Challenge => Begin at the first line of the data and copy each line through the one containing "const puntos = arr", that line included, with no pictures.

[begin Supplied data]

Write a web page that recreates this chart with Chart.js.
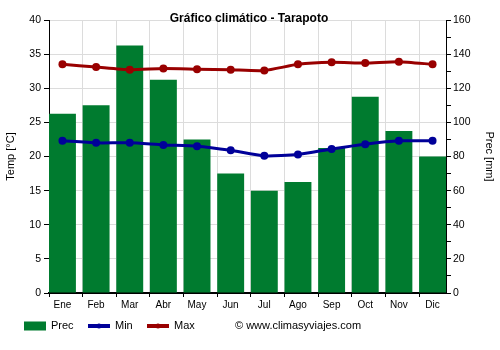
<!DOCTYPE html>
<html>
<head>
<meta charset="utf-8">
<script src="https://cdn.jsdelivr.net/npm/chart.js@4"></script>
<style>
  html, body { margin: 0; padding: 0; background: #fff; }
  #wrap { width: 500px; height: 350px; }
</style>
</head>
<body>
<div id="wrap"><canvas id="clima"></canvas></div>
<script>
// Datos climáticos de Tarapoto
const meses = ['Ene', 'Feb', 'Mar', 'Abr', 'May', 'Jun', 'Jul', 'Ago', 'Sep', 'Oct', 'Nov', 'Dic'];
const precipitacion = [105, 110, 145, 125, 90, 70, 60, 65, 85, 115, 95, 80];
const tempMin = [22.3, 22.0, 22.0, 21.7, 21.5, 20.9, 20.1, 20.3, 21.1, 21.8, 22.3, 22.3];
const tempMax = [33.5, 33.1, 32.7, 32.9, 32.8, 32.7, 32.6, 33.5, 33.8, 33.7, 33.9, 33.5];

const VERDE = '#007b2f';
const AZUL = '#000099';
const ROJO = '#990000';
const FUENTE = '"Liberation Sans", Arial, sans-serif';

const puntos = arr => arr.map((v, i) => ({ x: i, y: v }));

// titulo y leyenda dibujados a mano sobre el canvas
const extras = {
    id: 'extras',
    afterDraw(chart) {
        const c = chart.ctx;
        c.save();
        c.fillStyle = '#000';
        c.font = 'bold 12px ' + FUENTE;
        c.textAlign = 'center';
        c.textBaseline = 'alphabetic';
        c.fillText('Gráfico climático - Tarapoto', 249, 22);

        const y = 326;
        c.font = '11px ' + FUENTE;
        c.textAlign = 'left';
        c.textBaseline = 'middle';

        c.fillStyle = VERDE;
        c.fillRect(24, 321.5, 22, 9);
        c.fillStyle = '#000';
        c.fillText('Prec', 51, y);

        [[AZUL, 'Min', 88], [ROJO, 'Max', 147]].forEach(([col, txt, x0]) => {
            c.strokeStyle = col;
            c.lineWidth = 4;
            c.beginPath();
            c.moveTo(x0, y);
            c.lineTo(x0 + 22, y);
            c.stroke();
            c.fillStyle = col;
            c.beginPath();
            c.arc(x0 + 11, y, 2.5, 0, Math.PI * 2);
            c.fill();
            c.fillStyle = '#000';
            c.fillText(txt, x0 + 27, y);
        });

        c.fillText('© www.climasyviajes.com', 235, y);
        c.restore();
    }
};

new Chart(document.getElementById('clima'), {
    type: 'bar',
    data: {
        datasets: [
            {
                type: 'line',
                label: 'Max',
                data: puntos(tempMax),
                yAxisID: 'y',
                borderColor: ROJO,
                backgroundColor: ROJO,
                borderWidth: 3,
                pointRadius: 4,
                pointBorderWidth: 0,
                tension: 0.2,
                order: 1
            },
            {
                type: 'line',
                label: 'Min',
                data: puntos(tempMin),
                yAxisID: 'y',
                borderColor: AZUL,
                backgroundColor: AZUL,
                borderWidth: 3,
                pointRadius: 4,
                pointBorderWidth: 0,
                tension: 0.2,
                order: 2
            },
            {
                label: 'Prec',
                data: puntos(precipitacion),
                yAxisID: 'y1',
                backgroundColor: VERDE,
                barPercentage: 0.8,
                categoryPercentage: 1,
                order: 3
            }
        ]
    },
    options: {
        responsive: true,
        maintainAspectRatio: false,
        animation: false,
        layout: { padding: { top: 20, left: 0, right: 0, bottom: 0 } },
        plugins: {
            legend: { display: false },
            title: { display: false },
            tooltip: { enabled: false }
        },
        scales: {
            x: {
                type: 'linear',
                min: -0.4,
                max: 11.4,
                offset: false,
                afterBuildTicks: s => { s.ticks = meses.map((m, i) => ({ value: i - 0.4 })); },
                afterFit: s => { s.height = 57; },
                grid: { color: '#dcdcdc', tickColor: '#000', tickLength: 4, offset: false },
                border: { color: '#000', width: 2 },
                ticks: {
                    autoSkip: false,
                    maxRotation: 0,
                    padding: 2,
                    labelOffset: 13.4,
                    color: '#000',
                    font: { family: FUENTE, size: 10 },
                    callback: (v, i) => meses[i]
                }
            },
            y: {
                position: 'left',
                min: 0,
                max: 40,
                afterFit: s => { s.width = 49; },
                grid: { color: '#dcdcdc', tickColor: '#000', tickLength: 5 },
                border: { color: '#000', width: 1 },
                ticks: {
                    stepSize: 5,
                    padding: 3,
                    color: '#000',
                    font: { family: FUENTE, size: 10.5 }
                },
                title: {
                    display: true,
                    text: 'Temp [°C]',
                    color: '#000',
                    padding: { top: 4, bottom: 0 },
                    font: { family: FUENTE, size: 11 }
                }
            },
            y1: {
                position: 'right',
                min: 0,
                max: 160,
                afterFit: s => { s.width = 54; },
                grid: { drawOnChartArea: false, tickColor: '#000', tickLength: 5 },
                border: { color: '#000', width: 1 },
                ticks: {
                    stepSize: 10,
                    autoSkip: false,
                    padding: 2,
                    color: '#000',
                    font: { family: FUENTE, size: 10.5 },
                    callback: v => (v % 20 === 0 ? v : '')
                },
                title: {
                    display: true,
                    text: 'Prec [mm]',
                    color: '#000',
                    padding: { top: 4, bottom: 0 },
                    font: { family: FUENTE, size: 11 }
                }
            }
        }
    },
    plugins: [extras]
});
</script>
</body>
</html>
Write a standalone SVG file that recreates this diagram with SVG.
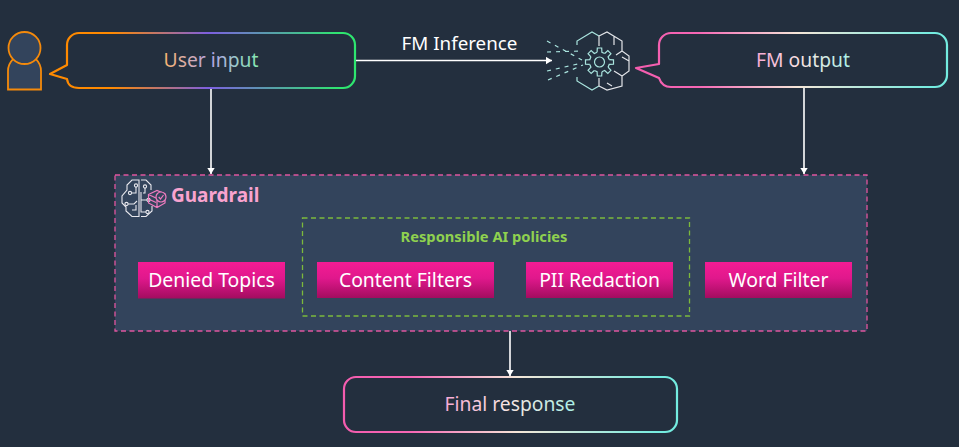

[end Supplied data]

In response =>
Write a web page that recreates this chart with Chart.js.
<!DOCTYPE html>
<html>
<head>
<meta charset="utf-8">
<script src="https://cdn.jsdelivr.net/npm/chart.js@4"></script>
<style>
  html, body { margin: 0; padding: 0; background: #fff; }
  #wrap { width: 500px; height: 350px; }
</style>
</head>
<body>
<div id="wrap"><canvas id="clima"></canvas></div>
<script>
// Datos climáticos de Tarapoto
const meses = ['Ene', 'Feb', 'Mar', 'Abr', 'May', 'Jun', 'Jul', 'Ago', 'Sep', 'Oct', 'Nov', 'Dic'];
const precipitacion = [105, 110, 145, 125, 90, 70, 60, 65, 85, 115, 95, 80];
const tempMin = [22.3, 22.0, 22.0, 21.7, 21.5, 20.9, 20.1, 20.3, 21.1, 21.8, 22.3, 22.3];
const tempMax = [33.5, 33.1, 32.7, 32.9, 32.8, 32.7, 32.6, 33.5, 33.8, 33.7, 33.9, 33.5];

const VERDE = '#007b2f';
const AZUL = '#000099';
const ROJO = '#990000';
const FUENTE = '"Liberation Sans", Arial, sans-serif';

const puntos = arr => arr.map((v, i) => ({ x: i, y: v }));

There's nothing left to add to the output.